A Uneb é responsável pelo pólo Nordeste da Rede de Formação do Telecentros.BR. A experiência de formação do Cidadania Digital vai ser aproveitada?
Sônia – Sim, sem dúvida. Aqui no Pólo Nordeste, que eu coordeno, teremos 22 iniciativas, o que dá uma média de 4 mil monitores passando por formação presencial e a distância. Toda a rede de formação do Telecentros.BR se estrutura a partir das experiências locais, de cada região e de cada instituição. Nós temos experiência em EAD. No começo do Cidadania Digital, a Secti fez parceria com universidades estaduais, em um formato muito parecido com a proposta da rede do Telecentros.BR. Cada núcleo regional contribuiu com suas experiências.

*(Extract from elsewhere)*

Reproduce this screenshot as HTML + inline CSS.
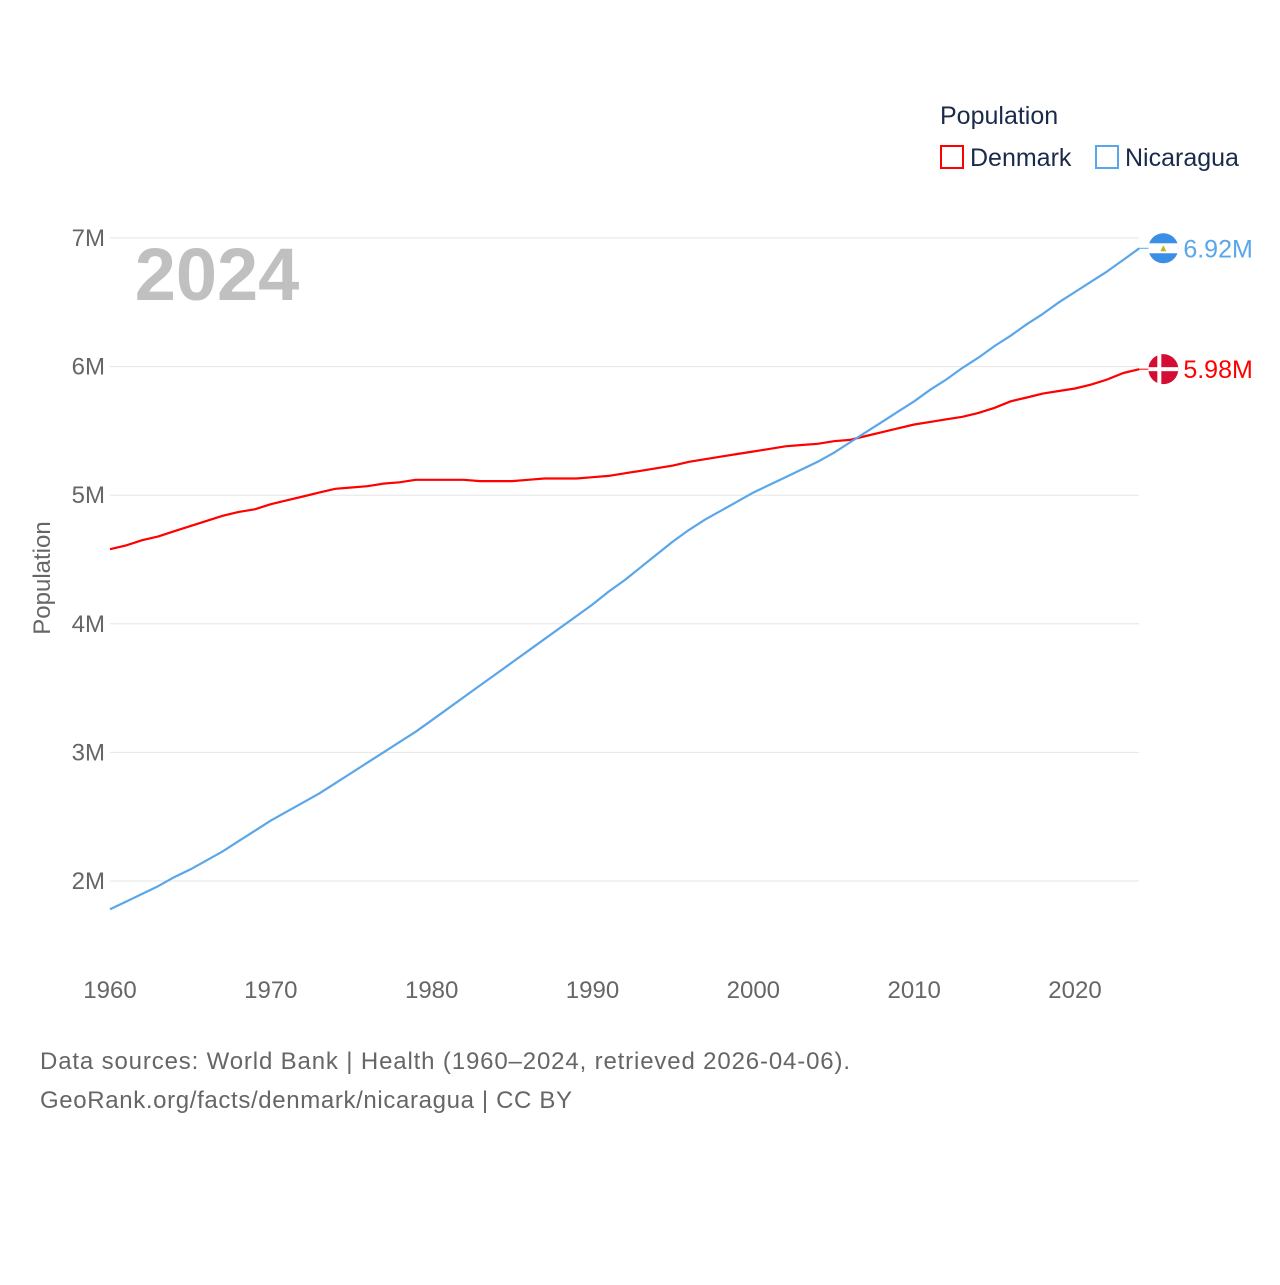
<!DOCTYPE html>
<html><head><meta charset="utf-8">
<style>
body{margin:0;background:#fff;font-family:"Liberation Sans",sans-serif;}
svg text{font-family:"Liberation Sans",sans-serif;}
</style></head>
<body>
<svg id="chart" width="1280" height="1280" viewBox="0 0 1280 1280">
  <g id="grid"></g>
  <g id="yticks"></g>
  <g id="xticks"></g>
  <text x="217" y="300" font-size="74" font-weight="bold" fill="#c0c0c0" text-anchor="middle">2024</text>
  <text transform="translate(50,578) rotate(-90)" font-size="24" fill="#666" text-anchor="middle">Population</text>
  <g id="lines"></g>
  <g>
    <text x="940" y="124" font-size="25" fill="#1a2b4a">Population</text>
    <g>
      <rect x="941" y="146" width="22" height="22" fill="none" stroke="#ff0000" stroke-width="2"/>
      <text x="970" y="166" font-size="25" fill="#1a2b4a">Denmark</text>
    </g>
    <g>
      <rect x="1096" y="146" width="22" height="22" fill="none" stroke="#5aa6ea" stroke-width="2"/>
      <text x="1125" y="166" font-size="25" fill="#1a2b4a">Nicaragua</text>
    </g>
  </g>
  <text x="40" y="1069" font-size="24" fill="#666" textLength="810">Data sources: World Bank | Health (1960–2024, retrieved 2026-04-06).</text>
  <text x="40" y="1108" font-size="24" fill="#666" textLength="532">GeoRank.org/facts/denmark/nicaragua | CC BY</text>
</svg>
<script>
const years=[];for(let y=1960;y<=2024;y++)years.push(y);
const denmark=[4.58,4.61,4.65,4.68,4.72,4.76,4.80,4.84,4.87,4.89,4.93,4.96,4.99,5.02,5.05,5.06,5.07,5.09,5.10,5.12,5.12,5.12,5.12,5.11,5.11,5.11,5.12,5.13,5.13,5.13,5.14,5.15,5.17,5.19,5.21,5.23,5.26,5.28,5.30,5.32,5.34,5.36,5.38,5.39,5.40,5.42,5.43,5.46,5.49,5.52,5.55,5.57,5.59,5.61,5.64,5.68,5.73,5.76,5.79,5.81,5.83,5.86,5.90,5.95,5.98];
const nicaragua=[1.78,1.84,1.90,1.96,2.03,2.09,2.16,2.23,2.31,2.39,2.47,2.54,2.61,2.68,2.76,2.84,2.92,3.00,3.08,3.16,3.25,3.34,3.43,3.52,3.61,3.70,3.79,3.88,3.97,4.06,4.15,4.25,4.34,4.44,4.54,4.64,4.73,4.81,4.88,4.95,5.02,5.08,5.14,5.20,5.26,5.33,5.41,5.49,5.57,5.65,5.73,5.82,5.90,5.99,6.07,6.16,6.24,6.33,6.41,6.50,6.58,6.66,6.74,6.83,6.92];
const yTicks=[2,3,4,5,6,7];
const xTicks=[1960,1970,1980,1990,2000,2010,2020];
const NS='http://www.w3.org/2000/svg';
const X=y=>110+(y-1960)*(1075-110)/60;
const Y=v=>238+(7-v)*(881-238)/5;
function mk(t,a,p){const e=document.createElementNS(NS,t);for(const k in a)e.setAttribute(k,a[k]);p.appendChild(e);return e;}
const grid=document.getElementById('grid'),yt=document.getElementById('yticks'),xt=document.getElementById('xticks'),ln=document.getElementById('lines');
yTicks.forEach(v=>{
  const l=mk('line',{x1:110,x2:1139,y1:Y(v),y2:Y(v),stroke:'#e6e6e6','stroke-width':1},grid);
  
  
  const t=mk('text',{x:105,y:Y(v)+8,'font-size':24,fill:'#666','text-anchor':'end'},yt);
  t.textContent=v+'M';
  
  
});
xTicks.forEach(v=>{
  const t=mk('text',{x:X(v),y:998,'font-size':24,fill:'#666','text-anchor':'middle'},xt);
  t.textContent=v;
  
  
});
function series(vals,color,name,label,flag){
  const d=vals.map((v,i)=>(i?'L':'M')+X(years[i]).toFixed(1)+','+Y(v).toFixed(1)).join('');
  const p=mk('path',{d:d,fill:'none',stroke:color,'stroke-width':2.2,'stroke-linejoin':'round'},ln);
  
  
  const last=vals[vals.length-1],ly=Y(last),lx=X(years[years.length-1]);
  mk('line',{x1:lx,x2:lx+10,y1:ly,y2:ly,stroke:color,'stroke-width':1},ln);
  const g=mk('g',{},ln);
  
  
  flag(g,lx+24,ly);
  const t=mk('text',{x:lx+44,y:ly+9,'font-size':25,fill:color},ln);
  t.textContent=label;
  
  
}
series(denmark,'#ff0000','denmark','5.98M',(g,cx,cy)=>{
  mk('circle',{cx:cx,cy:cy,r:15,fill:'#d50c33'},g);
  mk('rect',{x:cx-6,y:cy-15,width:4,height:30,fill:'#fff'},g);
  mk('rect',{x:cx-15,y:cy-2,width:30,height:4,fill:'#fff'},g);
});
series(nicaragua,'#5aa6ea','nicaragua','6.92M',(g,cx,cy)=>{
  mk('circle',{cx:cx,cy:cy,r:15,fill:'#3a8ee6'},g);
  mk('rect',{x:cx-15,y:cy-5,width:30,height:10,fill:'#fff'},g);
  mk('polygon',{points:`${cx-3},${cy+3} ${cx+3},${cy+3} ${cx},${cy-3}`,fill:'#c9b21a'},g);
});
</script>
</body></html>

Por exemplo, na Uneb, o grupo era de educação; na Universidade Estadual de Santa Cruz, de informática; na estadual de Feira de Santana, também de tecnologia. Formou-se uma equipe multidisciplinar, com uma troca muito boa, a partir de cada área, de cada linha de pesquisa.
Porém, apesar de a experiência de cada um ser de grande valor, não podemos desconsiderar as especificidades locais. Por exemplo, cada pólo de formação, além de ter um material comum, tem flexibilidade de desenvolver conteúdo local. Ou seja, pode produzir material impresso, ou digital, para ampliar o conteúdo proposto pela rede, socializando para os demais. Aqui na Bahia, pensamos em fazer um material digital porque a gente já trabalha com um grupo que faz “cinemação”. São curtíssimas metragens, produzidos pela comunidade. Esse grupo trabalha com a metodologia de Paulo Freire. Ou seja, a ideia é que se leve um tema para a comunidade, que se faça uma discussão com mediação, e dali o grupo crie um roteiro de vídeo. Então eles mesmos filmam e fazem a edição.
Você acha que a proposta da rede nacional de formação funciona? Os pólos estão integrados?
Sônia – Não tenho dúvida disso. A integração entre os pólos está muito forte, as pessoas estão envolvidas. Não havia, antes do Telecentros.BR, um programa de formação de monitores do governo federal. Acho que esse é um grande nó que vai ser resolvido agora, com essa rede. Os telecentros eram implantados sem formação. Aqui na Bahia, cansamos de capacitar muitos monitores que estão nos municípios, mas são de programas do governo federal. A gente aceita a inscrição para a formação, capacita uns dois… dali a pouco, vem mais dois, do mesmo programa. E tem uns que pedem, olha, aqui tem outro programa, mas não dá pra vocês capacitarem? Aí eu digo… esse foi tão sincero, vamos ajudar! Então, a necessidade por formação é muito grande. Isso motiva a rede de formação, que está bastante ativa. Você nem consegue dar conta porque todo mundo está participando muito. Para ter uma ideia, estou fazendo doutorado e meu olhar estava voltado para um novo projeto da Secti de implantação de 30 centros rurais, com financiamento da Finep, que a Uneb vai acompanhar por dois anos. Mas fiquei tão encantada com a Rede de Formação do Telecentros.BR que estou repensando a minha linha de pesquisa, pois está sendo uma experiência muito boa. E essa integração foi estimulada pelo governo federal. Eu não vejo essa integração em termos de estado, aqui na Bahia. A gente até trabalha em parceria com outras instituições estaduais, mas não a título de construção de programa. Para mim, essa proposta do governo federal, onde tem o Ministério das Comunicações, o Ministério do Planejamento, da Ciência e Tecnologia, em um movimento só, é o máximo. E os envolvidos na Rede já trabalham com inclusão digital, com diversas experiências, é um pessoal comprometido. Não é uma instituição, ou uma empresa, que se candidata e vai começar do zero. Vamos ter um acúmulo de conhecimento.